Büyük Taarruz başarılmış ve düşman denize dökülmüştü. Ülkenin her yerinde bu bayram kutlanıyordu. Davullar çalınıyor, zeybekler oynanıyordu. Her evde, her ocak başında bu konuşuluyor; herkes birbirine sarılıp bunu kutluyordu.
Ben, bu son büyük muharebede yaralanmış, Ankara’ya gönderilmiştim. Ankara’da Numune Hastanesi’nde yatıyordum. Bizler bu olayları gazetelerden ve gelen hasta bakıcılardan öğreniyorduk.
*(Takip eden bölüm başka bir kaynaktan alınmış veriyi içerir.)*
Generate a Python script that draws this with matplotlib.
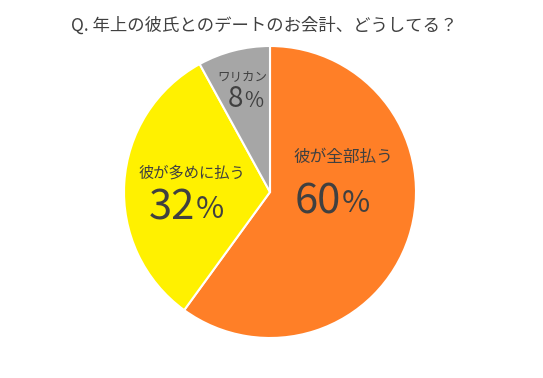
import matplotlib.pyplot as plt

plt.rcParams['font.family'] = ['Noto Sans CJK JP', 'DejaVu Sans']

# data
title = "Q. 年上の彼氏とのデートのお会計、どうしてる？"
labels = ["彼が全部払う", "彼が多めに払う", "ワリカン"]
values = [60, 32, 8]
colors = ["#FF7F27", "#FFF100", "#A6A6A6"]

W, H = 543, 378
fig = plt.figure(figsize=(W / 100, H / 100), dpi=100)
fig.patch.set_facecolor("white")

# pie centre ~ (270,192) px, radius ~146 px
cx, cy, r = 270, 192, 146
ax = fig.add_axes([(cx - r) / W, (H - cy - r) / H, 2 * r / W, 2 * r / H])
ax.pie(values, colors=colors, startangle=90, counterclock=False,
       wedgeprops=dict(edgecolor="white", linewidth=1.5))
ax.set_xlim(-1, 1)
ax.set_ylim(-1, 1)
ax.set_aspect("equal")
ax.axis("off")

txt = "#404040"


def px(x, y):
    return x / W, 1 - y / H


# label position (centre), split x between number and %, number y, sizes
spots = [
    dict(lab=(343, 157), split=341, ny=202, lsize=12, nsize=30, psize=22),
    dict(lab=(192, 173), split=195, ny=208, lsize=11, nsize=30, psize=22),
    dict(lab=(242, 77), split=243, ny=99, lsize=9, nsize=20, psize=15),
]

for lab, v, s in zip(labels, values, spots):
    fig.text(*px(*s["lab"]), lab, ha="center", va="center",
             fontsize=s["lsize"], color=txt)
    fig.text(*px(s["split"], s["ny"]), str(v), ha="right", va="center",
             fontsize=s["nsize"], color=txt)
    fig.text(*px(s["split"] + 1, s["ny"] + 2), "%", ha="left", va="center",
             fontsize=s["psize"], color=txt)

fig.text(*px(264, 26), title, ha="center", va="center", fontsize=12.5, color=txt)

fig.savefig("out.png", dpi=100)
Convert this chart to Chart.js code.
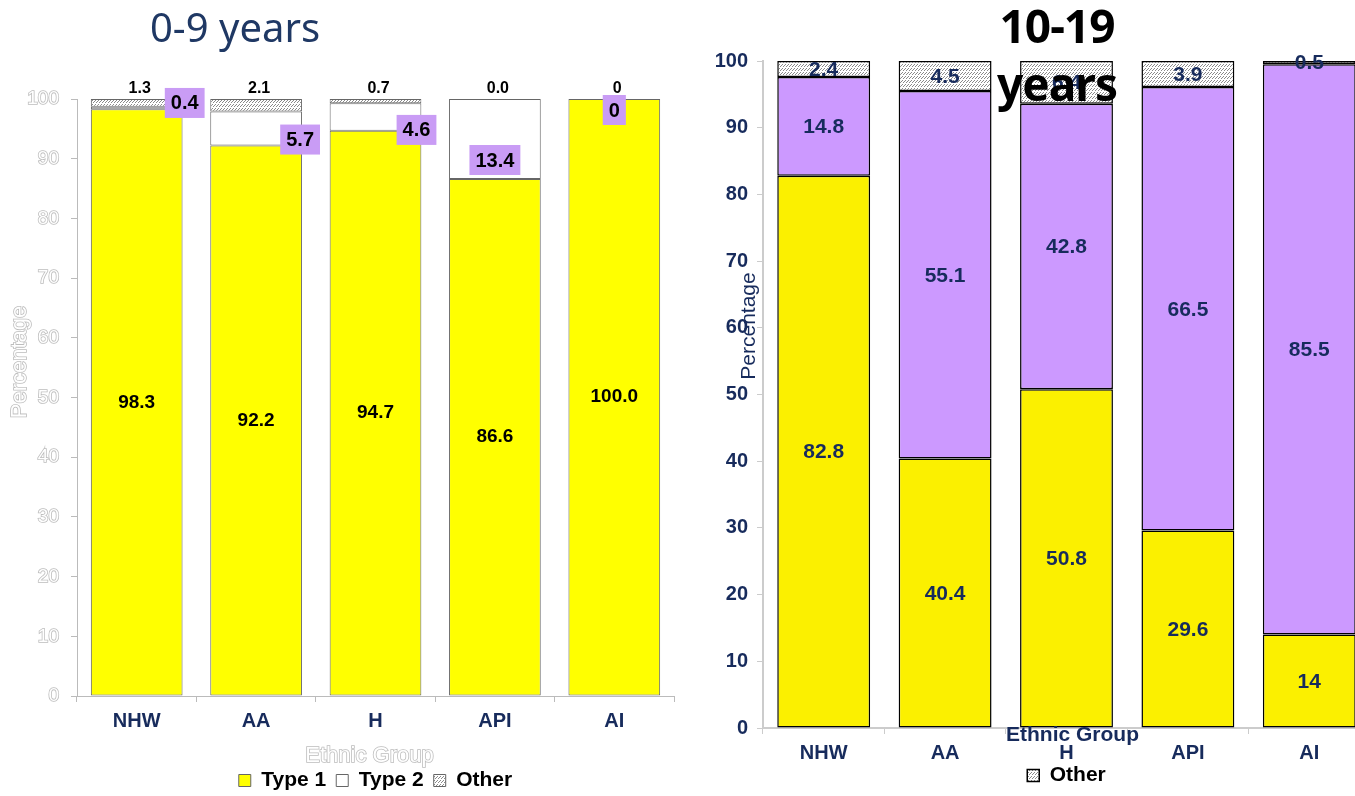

Bir Ekim günü Ata’nın Ankara’ya döneceği haberi hastanede yıldırım gibi duyuldu. Bu haber bütün hastalara bir hayat iksiri gibi tesir etmiş ve herkes iyileşmişti. Hepimiz Ata’yı karşılamaya gitmek istiyorduk. Fakat hastanedeki doktor ve bakıcılar tabii ki buna izin vermek istemiyorlardı. Biz birkaç gazi asker ve subay arkadaşla beraber istasyona gizlice gitmeye karar verdik. O gün sabahleyin kendimize çeki düzen vererek; yarı sivil, yarı asker, yarı hastane kıyafeti ile istasyona geldik.
İstasyona bir geldik ki, mahşeri bir kalabalık; bugünkü Gençlik Parkı ve Paraşüt Kulesi’nin olduğu yeri hınca hınç doldurmuştu. Yüzbinlerce kişi, kadını, erkeği, ihtiyarı, genciyle civar köy, kasaba ve vilayetlerden; atlarla, arabalarla, kağnılarla, eşeklerle gelmişler, Ata’yı görmek için meydanları doldurmuşlardı.
Adım atacak yer yoktu. Davullar çalınıyor, zeybekler oynuyor, halaylar çekiliyordu.
Az sonra sesler kesildi. Herkes trenin istasyona girmekte olduğunu söyledi. Sonra da tren istasyona girdi. “Yaşa var ol!” sesleri, davul-zurna seslerine karışıyordu. Atatürk trenden inmiş ve istasyondan Meclis’e kadar yürüyerek kumandanlarıyla beraber ilerliyordu. Kurbanlar kesiliyor herkes ve bizler gözyaşları ile bu sevince katılıyorduk. Ata’nın adımının önüne kundaktaki çocuğunu, “Sana bu evladım veya torunum da feda olsun” demek için koyan kadınlar, nineler gördüm. Bizler bu coşku içinde erlerle sarılıp ağlaşıyorduk. Atatürk, bir ilah gibi, bu coşkulu karşılama arasında, hiçbir aşırı hareket göstermeden rüzgâr gibi tak, tak, tak, tak diye askerce yürüyerek geçip, Meclis’e gitti.
Bizler bu mutlu sonu bir muhteşem film gibi seyrederek ve gördüklerimizi birbirimize anlatarak hastaneye döndük. Hastaneye bir geldik ki, hastanede birkaç ağır hasta ve birkaç bakıcıdan başka hiç kimse kalmamış. Sargılarla, alçılı ayaklarla, koltuk değnekleriyle herkes bizler gibi bu muhteşem merasimi görmeye koşmuştu.
—
Bu karşılamayı anlatan babam, bir gün Ata’nın yaveri Muzaffer Kılıç’ın yanında da karşılamadan söz etmişti. O zaman Muzaffer Kılıç, “Bu kalabalığı gören Atatürk çok duygulanmışlar ve bana, ‘Ankaralılar bizi ilk geldiğimiz gün de böyle karşılayarak bağlılıklarını ispat etmişlerdi. Böyle bir merasime hiç gerek yoktu. Çünkü bizi şimdi herkes böyle karşılar’ demişlerdi” diye anlatmıştı.
Hakikaten Ankara’ya ilk geldiğimiz gün çok soğuk bir aralık günü olduğu halde, Ankaralılar bizi çok içten karşılamışlardı.